━━━ Given information
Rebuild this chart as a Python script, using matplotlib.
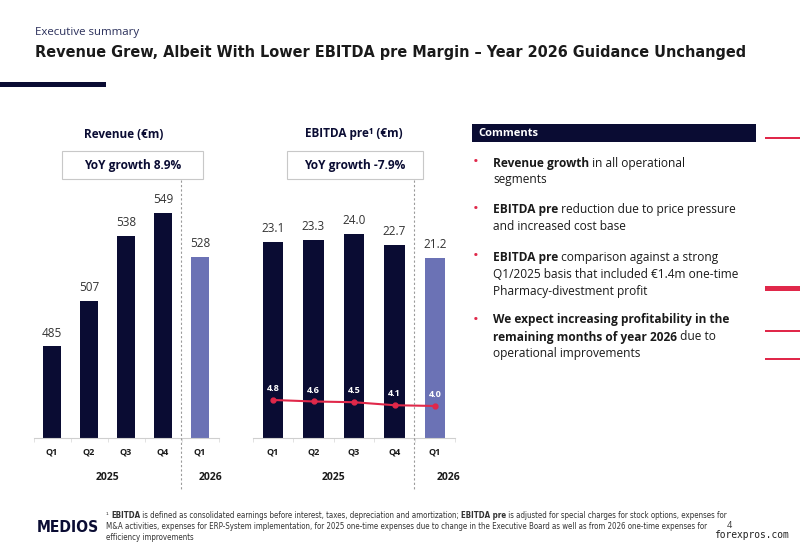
import matplotlib
matplotlib.use("Agg")
import matplotlib.pyplot as plt
from matplotlib.lines import Line2D
from matplotlib.patches import Rectangle
from matplotlib import font_manager

# ---------------- data ----------------
quarters = ["Q1", "Q2", "Q3", "Q4", "Q1"]
years = ["2025", "2026"]
revenue = [485, 507, 538, 549, 528]
ebitda_pre = [23.1, 23.3, 24.0, 22.7, 21.2]
ebitda_margin = [4.8, 4.6, 4.5, 4.1, 4.0]
revenue_growth = "YoY growth 8.9%"
ebitda_growth = "YoY growth -7.9%"

NAVY = "#0a0c33"
LAV = "#6b72b5"
RED = "#e0284a"
TXT = "#1a1a1a"
FONT = "Open Sans"

# condensed face if one is installed
COND = FONT
COND_STRETCH = "normal"
for f in font_manager.fontManager.ttflist:
    if f.name == "DejaVu Sans" and f.stretch == "condensed" and f.weight in (700, "bold"):
        COND = "DejaVu Sans"
        COND_STRETCH = "condensed"
        break

W, H = 800, 548
fig = plt.figure(figsize=(W / 100, H / 100), dpi=100)
fig.patch.set_facecolor("white")


def fx(px):
    return px / W


def fy(py):
    return 1 - py / H


renderer = fig.canvas.get_renderer()


def ftext(x, y, s, **kw):
    kw.setdefault("family", FONT)
    return fig.text(fx(x), fy(y), s, **kw)


def fit_text(x, y, s, width, size, **kw):
    t = ftext(x, y, s, fontsize=size, **kw)
    w = t.get_window_extent(renderer).width
    t.set_fontsize(size * width / w)
    return t


def rich(x, y, runs, size, color=TXT, family=FONT, stretch="normal", va="center"):
    cur = x
    for s, bold in runs:
        t = fig.text(fx(cur), fy(y), s, fontsize=size, color=color, family=family,
                     fontstretch=stretch, weight="bold" if bold else "normal", va=va, ha="left")
        cur += t.get_window_extent(renderer).width
    return cur


# ---------------- header ----------------
fit_text(35, 33, "Executive summary", 105, 9.5, color="#2a2f5a", va="center")
fit_text(35, 53, "Revenue Grew, Albeit With Lower EBITDA pre Margin \u2013 Year 2026 Guidance Unchanged",
         713, 14, weight="bold", color=TXT, va="center", family=COND, fontstretch=COND_STRETCH)
fig.add_artist(Rectangle((0, fy(87)), fx(106), 5 / H, transform=fig.transFigure,
                         color=NAVY, lw=0))


def bar_panel(left_px, width_px, values, ylim, labels_fmt, title, title_x, growth, box, dash_x, year_x):
    ax = fig.add_axes([fx(left_px), fy(438), fx(width_px), 238 / H])
    x = list(range(len(values)))
    colors = [NAVY] * 4 + [LAV]
    ax.bar(x, values, width=0.5, color=colors)
    ax.set_xlim(-0.5, len(values) - 0.5)
    ax.set_ylim(*ylim)
    for s in ["top", "right", "left"]:
        ax.spines[s].set_visible(False)
    ax.spines["bottom"].set_color("#cfcfcf")
    ax.spines["bottom"].set_linewidth(0.8)
    ax.set_yticks([])
    ax.set_xticks(x)
    ax.set_xticklabels(quarters, fontsize=6.5, weight="bold", family=FONT, color=TXT)
    ax.tick_params(axis="x", length=0, pad=7)
    ax.set_xticks([i - 0.5 for i in range(len(values) + 1)], minor=True)
    ax.tick_params(axis="x", which="minor", length=3, color="#dddddd")
    for xi, v in zip(x, values):
        ax.annotate(labels_fmt.format(v), (xi, v), xytext=(0, 5), textcoords="offset points",
                    ha="center", va="bottom", fontsize=8.5, family=FONT, color="#333333")
    bx0, by0, bx1, by1 = box
    ftext(title_x, 134, title, fontsize=8.5, weight="bold", color=NAVY, ha="center", va="center")
    fig.add_artist(Rectangle((fx(bx0), fy(by1)), fx(bx1 - bx0), (by1 - by0) / H,
                             transform=fig.transFigure, fill=False, ec="#c8c8c8", lw=0.8))
    ftext((bx0 + bx1) / 2, (by0 + by1) / 2, growth, fontsize=8.6, weight="bold", color=NAVY,
          ha="center", va="center")
    fig.add_artist(Line2D([fx(dash_x), fx(dash_x)], [fy(180), fy(490)], transform=fig.transFigure,
                          color="#9a9a9a", lw=0.8, ls=(0, (2, 2))))
    ftext(year_x[0], 478, years[0], fontsize=7.5, weight="bold", color=TXT, ha="center", va="center")
    ftext(year_x[1], 478, years[1], fontsize=7.5, weight="bold", color=TXT, ha="center", va="center")
    return ax


rev_ax = bar_panel(33.5, 185, revenue, (441, 441 + 238 / 2.08), "{:d}", "Revenue (\u20acm)", 123.5,
                   revenue_growth, (62, 151, 203, 179), 181, (107, 211))
eb_ax = bar_panel(252.75, 202.5, ebitda_pre, (0, 238 / 8.5), "{:.1f}", "EBITDA pre\u00b9 (\u20acm)", 354,
                  ebitda_growth, (287, 151, 423, 179), 414, (333, 449))

tw = eb_ax.twinx()
tw.set_ylim(-0.27, -0.27 + 238 / 7.5)
tw.axis("off")
tw.plot(range(len(ebitda_margin)), ebitda_margin, color=RED, lw=1.5, marker="o", ms=3.5)
for i, v in enumerate(ebitda_margin):
    tw.annotate("{:.1f}".format(v), (i, v), xytext=(0, 5), textcoords="offset points",
                ha="center", va="bottom", fontsize=6.5, weight="bold", color="white", family=FONT)

# ---------------- comments ----------------
fig.add_artist(Rectangle((fx(472), fy(142)), fx(284), 18 / H, transform=fig.transFigure,
                         color=NAVY, lw=0))
ftext(478, 133, "Comments", fontsize=8, weight="bold", color="white", va="center")

bullets = [
    (163, [[("Revenue growth", True), (" in all operational", False)], [("segments", False)]]),
    (210, [[("EBITDA pre", True), (" reduction due to price pressure", False)],
           [("and increased cost base", False)]]),
    (257, [[("EBITDA pre", True), (" comparison against a strong", False)],
           [("Q1/2025 basis that included \u20ac1.4m one-time", False)],
           [("Pharmacy-divestment profit", False)]]),
    (320, [[("We expect increasing profitability in the", True)],
           [("remaining months of year 2026", True), (" due to", False)],
           [("operational improvements", False)]]),
]
for y0, lines in bullets:
    ftext(473, y0, "\u2022", fontsize=11, color=RED, va="center")
    for k, runs in enumerate(lines):
        rich(493, y0 + k * 17, runs, 8.6)

for y, lw in [(138, 2), (288, 5), (331, 2.5), (359, 2.5)]:
    fig.add_artist(Rectangle((fx(765), fy(y + lw / 2)), fx(35), lw / H, transform=fig.transFigure,
                             color=RED, lw=0))

# ---------------- footer ----------------
fit_text(37, 527, "MEDIOS", 62, 14, weight="bold", color=NAVY, va="center",
         family=COND, fontstretch=COND_STRETCH)
foot = [
    [("\u00b9 ", False), ("EBITDA", True), (" is defined as consolidated earnings before interest, taxes, depreciation and amortization; ", False),
     ("EBITDA pre", True), (" is adjusted for special charges for stock options, expenses for", False)],
    [("M&A activities, expenses for ERP-System implementation, for 2025 one-time expenses due to change in the Executive Board as well as from 2026 one-time expenses for", False)],
    [("efficiency improvements", False)],
]
foot_w = [616, 618, None]
foot_size = None
for k, runs in enumerate(foot):
    if foot_w[k] is not None:
        probe = fig.text(0, 0, "".join(r[0] for r in runs), fontsize=6, family=COND, fontstretch=COND_STRETCH)
        w = probe.get_window_extent(renderer).width
        probe.remove()
        size = 6 * foot_w[k] / w
        foot_size = size if foot_size is None else min(foot_size, size)
for k, runs in enumerate(foot):
    rich(106, 516 + k * 10.5, runs, foot_size, color="#333333", family=COND, stretch=COND_STRETCH)
ftext(727, 526, "4", fontsize=6.5, color="#333333", va="center")
fit_text(714, 535, "forexpros.com", 76, 7, color="#222222", va="center", family="DejaVu Sans Mono")

fig.savefig("out.png", dpi=100)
━━━━━━
— Given request —
From the first line of the material down to the line containing "from matplotlib import font_manager", inclusive, return each line exactly, skipping any picture.

— Final answer —
Rebuild this chart as a Python script, using matplotlib.
import matplotlib
matplotlib.use("Agg")
import matplotlib.pyplot as plt
from matplotlib.lines import Line2D
from matplotlib.patches import Rectangle
from matplotlib import font_manager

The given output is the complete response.